Thoughts from Tony's verandah

On the subject of Exclusion Zones...

After a serious spell of drought in East Africa, November 2011 has given us some of the best rain for the last three decades. There are many benefits of this blessed rain. Animals such as buffalo, warthog and waterbuck are in abundance, the water table has been restored and on Borana the abundant grass has created such a spong to capture the rain, that the little long-dormant springs are now flowing.

The long term reward of this blessed bounty can be seen in the exclusion zones that we have created by fencing off areas to protect the growing trees from browsing by elephant and giraffe. The surge of new growth is dramatic. The young yellow fever trees are suddenly creating little forests of their own. On the outside of the fenced zones one can see how decastating the affects of drought can be. Outside the fences, the same trees have had the growing tips of every branch nipped off and the little trees have a competely different sort of Bonsai growth form. Interestingly these dwarfed trees have grown massed berries of thorns to defend them from lesser browsers like the impala.

In the long term there will be forests within the exclusion zones and open grass plains outside the zones. It is in effect a win win situation and is rapidly becoming a successful conservation strategy.

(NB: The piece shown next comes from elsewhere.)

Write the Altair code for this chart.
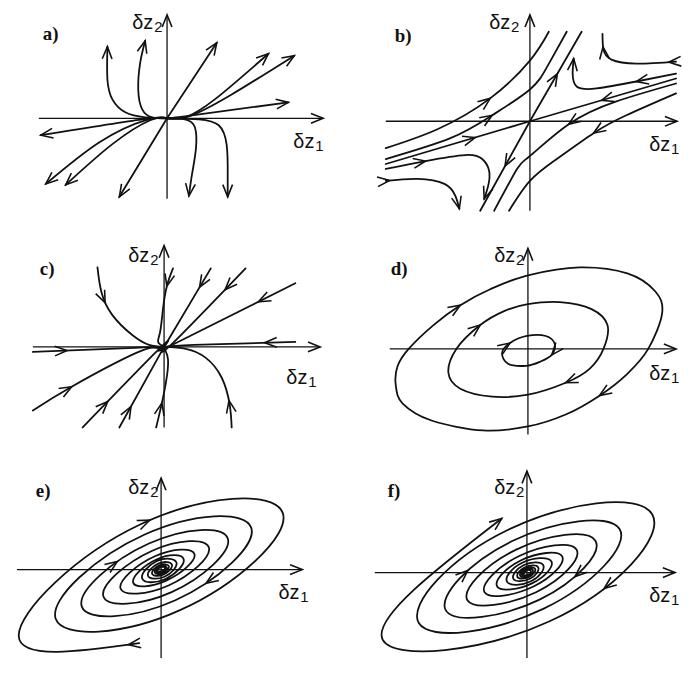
import math
import altair as alt
import pandas as pd

# ------------------------------------------------------------------
# Values.
# Every coordinate is in pixels measured from the panel's origin,
# δz1 to the right and δz2 upwards.  Curves are listed in flow order.
# ------------------------------------------------------------------

# a) unstable node
A_CURVES = [
    [(0, 0), (-22, 1), (-42, 6), (-55, 19), (-60, 39), (-60, 72)],
    [(0, 0), (-15, 1), (-25, 9), (-29, 29), (-27, 56), (-22, 78)],
    [(0, 0), (18, -1), (28, -9), (29, -31), (25, -57), (22, -78)],
    [(0, 0), (32, -1), (52, -7), (60, -27), (61, -57), (61, -79)],
    [(0, 0), (50, 76)],
    [(0, 0), (18, 1), (48, 19), (102, 65)],
    [(0, 0), (22, 2), (65, 24), (128, 63)],
    [(0, 0), (25, 3), (122, 16)],
    [(0, 0), (-25, -1), (-127, -17)],
    [(0, 0), (-22, -2), (-68, -24), (-122, -66)],
    [(0, 0), (-17, -2), (-55, -26), (-102, -67)],
    [(0, 0), (-48, -79)],
]
# arrowheads: (curve, position along the curve's point index)
A_ARROWS = [(0, 5), (1, 5), (2, 5), (3, 5), (4, 1), (5, 3), (6, 3), (7, 2),
            (8, 2), (9, 3), (10, 3), (11, 1)]

# b) saddle
B_CURVES = [
    [(-145, -43), (0, 0)],
    [(147, 43), (0, 0)],
    [(0, 0), (52, 90)],
    [(0, 0), (-50, -90)],
    [(-145, -27), (-93, -8), (-40, 23), (0, 61), (19, 90)],
    [(-145, -38), (-80, -17), (-38, 6), (0, 32), (18, 56), (37, 90)],
    [(-145, -48), (-105, -40), (-65, -34), (-48, -38), (-41, -50), (-42, -65), (-46, -78)],
    [(-145, -60), (-113, -58), (-86, -63), (-75, -75), (-71, -88)],
    [(147, 60), (107, 58), (82, 62), (74, 72), (73, 88)],
    [(147, 48), (107, 40), (67, 33), (47, 35), (43, 48), (44, 63)],
    [(147, 38), (87, 20), (39, -3), (0, -35), (-13, -48), (-36, -90)],
    [(147, 28), (97, 6), (64, -12), (27, -38), (0, -60), (-21, -90)],
]
B_ARROWS = [(0, 0.62), (1, 0.51), (2, 0.53), (3, 0.5), (4, 2), (5, 2), (6, 1), (6, 6),
            (7, 0.12), (7, 4), (8, 0.17), (8, 3.2), (9, 1), (9, 5), (10, 2), (11, 2)]

# c) stable node
C_CURVES = [
    [(-67, 80), (-63, 55), (-52, 32), (-32, 12), (-15, 2), (0, 0)],
    [(9, 79), (3, 62), (-1, 39), (-4, 15), (-6, 5), (0, 0)],
    [(-8, -81), (-3, -60), (2, -35), (4, -13), (1, -3), (0, 0)],
    [(47, 79), (0, 0)],
    [(82, 79), (8, 3), (0, 0)],
    [(132, 64), (10, 3), (0, 0)],
    [(132, 5), (30, 2), (0, 0)],
    [(68, -81), (66, -58), (58, -31), (42, -11), (22, -2), (0, 0)],
    [(-132, -5), (-30, -1), (0, 0)],
    [(-132, -64), (-93, -40), (-28, -6), (-8, -1), (0, 0)],
    [(-82, -81), (-5, -2), (0, 0)],
    [(-45, -81), (0, 0)],
]
C_ARROWS = [(0, 1.45), (1, 1.05), (2, 1.15), (3, 0.24), (4, 0.23), (5, 0.25), (6, 0.26),
            (7, 1.15), (8, 0.29), (9, 1.0), (10, 0.27), (11, 0.26)]

# d) centre: three closed orbits
D_OUTER = [(-133, -36), (-131, -17), (-120, 0), (-95, 24), (-68, 44), (-38, 60), (0, 74),
           (52, 82), (100, 76), (128, 58), (135, 36), (121, 0), (100, -25), (72, -47),
           (38, -66), (0, -78), (-45, -82), (-97, -72), (-126, -55)]
D_MIDDLE = [(-80, -24), (-72, 0), (-48, 24), (-24, 38), (0, 45), (32, 47), (64, 40),
            (80, 24), (76, 0), (62, -20), (38, -34), (0, -46), (-36, -48), (-68, -40)]
D_INNER = [(-26, -4), (-18, 6), (-1, 13), (18, 13), (27, 5), (24, -6), (12, -13),
           (-2, -17), (-20, -15)]
D_ARROWS = [(0, 4), (0, 13), (1, 2), (1, 10), (2, 1), (2, 5)]

# e), f) foci: tilt of the orbits and the distance of the orbit from the
# origin at every quarter turn (left, top, right, bottom, left, ...)
SPIRAL_TILT_DEG = 25
E_START = (-22, -74)
E_RADII = [158, 50, 135, 45, 117, 39, 100, 34, 88, 29, 74, 25, 64, 21, 53, 17.6,
           45, 14.8, 37, 12.2, 31, 11.2, 25, 10.4, 21, 9.5, 17, 7.9, 14.5, 6.6, 12, 5.5,
           10, 4.6, 8.5, 3.9, 7, 3.2, 6, 2.7, 5, 2.3, 4.2, 2, 3.6]
E_ARROWS = [(0, 0.06), (0, 2.05), (0, 7.75), (0, 9.7)]
F_RADII = [3.6, 2, 4.2, 2.3, 5.5, 3, 6.5, 3.5, 7.5, 4.1, 9, 4.9, 10.5, 5.7, 12.5, 6.9,
           15, 8.2, 18, 9.6, 22, 11, 27, 12, 33, 13.7, 39, 15.5, 47, 18.4, 55, 21.8,
           66, 25.5, 76, 30, 90, 35, 103, 40, 120, 47, 139, 54, 160, 60]
F_ARROWS = [(0, 34.63), (0, 36.6), (0, 42.7), (0, 45)]

# ------------------------------------------------------------------
# layout (panel cell size, origin inside the cell, axis extents, labels)
# ------------------------------------------------------------------
W, H = 338, 218
LAYOUT = {
    "a": dict(origin=(160, 109), xaxis=(-129, 157), yaxis=(-81, 104), lab2=(-35, 90), lab1=(127, -30), tag=(-125, 79)),
    "b": dict(origin=(187, 112), xaxis=(-145, 148), yaxis=(-90, 107), lab2=(-41, 93), lab1=(120, -30), tag=(-136, 80)),
    "c": dict(origin=(157, 121), xaxis=(-132, 157), yaxis=(-81, 102), lab2=(-36, 85), lab1=(123, -37), tag=(-125, 72)),
    "d": dict(origin=(185, 123), xaxis=(-139, 149), yaxis=(-86, 101), lab2=(-34, 87), lab1=(122, -31), tag=(-138, 74)),
    "e": dict(origin=(154, 127), xaxis=(-145, 142), yaxis=(-89, 92), lab2=(-33, 76), lab1=(118, -30), tag=(-126, 73)),
    "f": dict(origin=(184, 130), xaxis=(-153, 149), yaxis=(-86, 102), lab2=(-33, 79), lab1=(123, -30), tag=(-140, 76)),
}
INK = "#111111"
ARROW_SHAPE = "M-1,-0.4L0,0L-1,0.4"
ARROW_SIZE = 600


def spiral_points(radii):
    t = math.radians(SPIRAL_TILT_DEG)
    u = (math.cos(t), math.sin(t))
    v = (-math.sin(t), math.cos(t))
    dirs = [(-u[0], -u[1]), v, u, (-v[0], -v[1])]
    return [(r * dirs[j % 4][0], r * dirs[j % 4][1]) for j, r in enumerate(radii)]


# --- helpers that follow the curve the renderer draws (d3 natural / closed cardinal)
def _nat_ctrl(v):
    n = len(v) - 1
    a = [0.0] * n
    b = [0.0] * n
    r = [0.0] * n
    a[0], b[0], r[0] = 0.0, 2.0, v[0] + 2 * v[1]
    for i in range(1, n - 1):
        a[i], b[i], r[i] = 1.0, 4.0, 4 * v[i] + 2 * v[i + 1]
    a[n - 1], b[n - 1], r[n - 1] = 2.0, 7.0, 8 * v[n - 1] + v[n]
    for i in range(1, n):
        m = a[i] / b[i - 1]
        b[i] -= m
        r[i] -= m * r[i - 1]
    a[n - 1] = r[n - 1] / b[n - 1]
    for i in range(n - 2, -1, -1):
        a[i] = (r[i] - a[i + 1]) / b[i]
    b[n - 1] = (v[n] + a[n - 1]) / 2
    for i in range(n - 1):
        b[i] = 2 * v[i + 1] - a[i + 1]
    return a, b


def _bez(p0, c1, c2, p1, t):
    mt = 1 - t
    pos = mt ** 3 * p0 + 3 * mt * mt * t * c1 + 3 * mt * t * t * c2 + t ** 3 * p1
    der = 3 * mt * mt * (c1 - p0) + 6 * mt * t * (c2 - c1) + 3 * t * t * (p1 - c2)
    return pos, der


def natural_at(pts, s):
    xs = [p[0] for p in pts]
    ys = [p[1] for p in pts]
    n = len(pts) - 1
    i = min(int(math.floor(s)), n - 1)
    t = s - i
    if n == 1:
        return (xs[0] + t * (xs[1] - xs[0]), ys[0] + t * (ys[1] - ys[0]),
                xs[1] - xs[0], ys[1] - ys[0])
    ax, bx = _nat_ctrl(xs)
    ay, by = _nat_ctrl(ys)
    px, dx = _bez(xs[i], ax[i], bx[i], xs[i + 1], t)
    py, dy = _bez(ys[i], ay[i], by[i], ys[i + 1], t)
    return px, py, dx, dy


def closed_at(pts, s):
    n = len(pts)
    i = int(math.floor(s)) % n
    t = s - math.floor(s)
    p0, p1, p2, p3 = pts[(i - 1) % n], pts[i], pts[(i + 1) % n], pts[(i + 2) % n]
    out = []
    for k in range(2):
        c1 = p1[k] + (p2[k] - p0[k]) / 6
        c2 = p2[k] - (p3[k] - p1[k]) / 6
        out.append(_bez(p1[k], c1, c2, p2[k], t))
    return out[0][0], out[1][0], out[0][1], out[1][1]


def screen_angle(dx, dy):
    return math.degrees(math.atan2(-dy, dx)) % 360


CONTENT = {
    "a": (A_CURVES, "natural", A_ARROWS),
    "b": (B_CURVES, "natural", B_ARROWS),
    "c": (C_CURVES, "natural", C_ARROWS),
    "d": ([D_OUTER, D_MIDDLE, D_INNER], "cardinal-closed", D_ARROWS),
    "e": ([[E_START] + spiral_points(E_RADII)], "natural", E_ARROWS),
    "f": ([spiral_points(F_RADII)], "natural", F_ARROWS),
}


def build_panel(key):
    L = LAYOUT[key]
    ox, oy = L["origin"]
    xsc = alt.Scale(domain=[-ox, W - ox], nice=False, zero=False)
    ysc = alt.Scale(domain=[oy - H, oy], nice=False, zero=False)
    X = alt.X("x:Q", scale=xsc, axis=None)
    Y = alt.Y("y:Q", scale=ysc, axis=None)

    x0, x1 = L["xaxis"]
    y0, y1 = L["yaxis"]
    axes_df = pd.DataFrame({"x": [x0, 0], "x2": [x1, 0], "y": [0, y0], "y2": [0, y1]})
    axes = alt.Chart(axes_df).mark_rule(color=INK, strokeWidth=1.3).encode(
        x=X, x2="x2:Q", y=Y, y2="y2:Q")

    curves, interp, arrows = CONTENT[key]
    rows = []
    for cid, c in enumerate(curves):
        for k, (x, y) in enumerate(c):
            rows.append({"cid": cid, "k": k, "x": x, "y": y})
    curve_df = pd.DataFrame(rows)
    lines = alt.Chart(curve_df).mark_line(
        interpolate=interp, color=INK, strokeWidth=1.8, strokeCap="round", strokeJoin="round"
    ).encode(x=X, y=Y, detail="cid:N", order=alt.Order("k:Q"))

    arr = [{"x": x1, "y": 0, "angle": 0.0}, {"x": 0, "y": y1, "angle": 270.0}]
    for cid, s in arrows:
        if interp == "natural":
            px, py, dx, dy = natural_at(curves[cid], s)
        else:
            px, py, dx, dy = closed_at(curves[cid], s)
        arr.append({"x": px, "y": py, "angle": screen_angle(dx, dy)})
    arrow_df = pd.DataFrame(arr)
    heads = alt.Chart(arrow_df).mark_point(
        shape=ARROW_SHAPE, filled=False, size=ARROW_SIZE, strokeWidth=1.6, color=INK,
        opacity=1, strokeJoin="miter"
    ).encode(x=X, y=Y, angle=alt.Angle("angle:Q", scale=None))

    main_df = pd.DataFrame({"x": [L["lab2"][0], L["lab1"][0]],
                            "y": [L["lab2"][1], L["lab1"][1]],
                            "text": ["δz", "δz"]})
    sub_df = pd.DataFrame({"x": [L["lab2"][0], L["lab1"][0]],
                           "y": [L["lab2"][1], L["lab1"][1]],
                           "text": ["2", "1"]})
    tag_df = pd.DataFrame({"x": [L["tag"][0]], "y": [L["tag"][1]], "text": [key + ")"]})

    main_txt = alt.Chart(main_df).mark_text(
        font="Liberation Sans", fontSize=20, align="left", baseline="alphabetic", color=INK
    ).encode(x=X, y=Y, text="text:N")
    sub_txt = alt.Chart(sub_df).mark_text(
        font="Liberation Sans", fontSize=15, align="left", baseline="alphabetic",
        dx=22, dy=3, color=INK
    ).encode(x=X, y=Y, text="text:N")
    tag_txt = alt.Chart(tag_df).mark_text(
        font="Liberation Serif", fontSize=19, fontWeight="bold", align="left",
        baseline="alphabetic", color=INK
    ).encode(x=X, y=Y, text="text:N")

    return alt.layer(axes, lines, heads, main_txt, sub_txt, tag_txt).properties(width=W, height=H)


chart = alt.concat(
    *[build_panel(k) for k in "abcdef"], columns=2, spacing=0, bounds="flush"
).properties(padding=0, background="white").configure_view(strokeWidth=0)

chart.save("out.html", embed_options={"renderer": "svg", "actions": False})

The great drought did have one fringe benefit. By the time we had finished the building of the Elephant Corridor which links the Lewa Conservancy to the Mount Kenya forest the elephants on Lewa were short of food. Soon after we opened the corridor, Charles Dyer collected a pick up load of fresh elephant droppings from Borana and scattered them around the entrance of the tunnel under the busy main road. That very evening the first elephant went through the tunnel. The next day, that elephant was tranquilised and fitted with a radio collar and released to continue his pioneering journey to Mount Kenya. I am very proud that he has been named Tony. Since then there have been many hundreds of elephant movements through the tunnel and the corridor is being hailed as the great conservation success of recent years.